The short answer: diversify. As Kobayashi suggests, there are three dimensions to this. The first is to expand oil imports from other sources. Russia is now a big international oil supplier and with its new Asian pipeline has the capacity to reduce the risks of dependence on the Middle East. Russia is a member of APEC and now also the East Asia Summit. The second is to shift to alternative energy sources. While the Fukushima problem puts a dampener on nuclear, the shift to gas from regional and other sources is prudent.

The longer answer: invest in the economic and political transformation of oil supplying countries because that will make them more stable sources of supply.

This is a moment of particular instability in Middle Eastern and North African politics and a time of more than ordinary risk, in that things could go bad very quickly. The strategies that Kobayashi outlined for diversifying against energy risk, and that Japan has deployed so successfully in the past, are an urgent policy interest in the region.

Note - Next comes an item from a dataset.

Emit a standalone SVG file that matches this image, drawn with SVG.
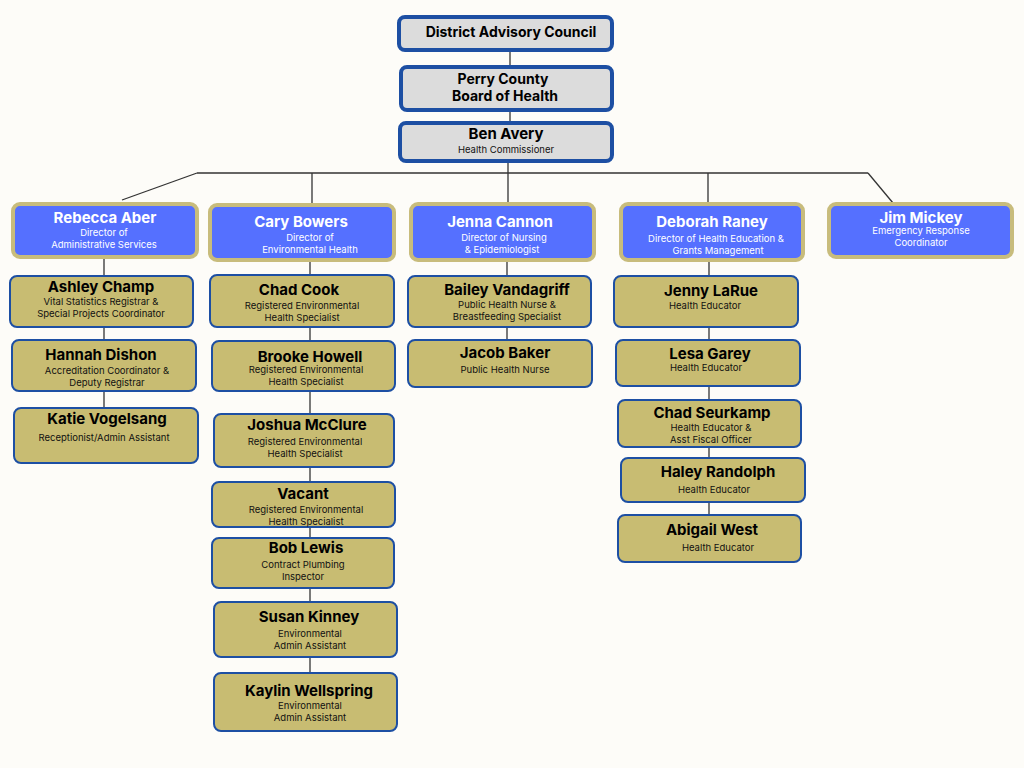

They are medium to long term strategies for Asia’s energy security. They are matters that need to be at the top of the agenda for the upcoming East Asian Summit in Indonesia and the APEC meeting in Honolulu. And they are matters — in both their economic and political security dimensions — on which regional cooperation is an urgent priority. In the short term, strong collective commitment to, and clear follow-through on, the range of measures that Kobayashi recommends to protect against Asia’s energy risks will at least help to prick destabilising speculation that develops around any shortages of supply in oil markets.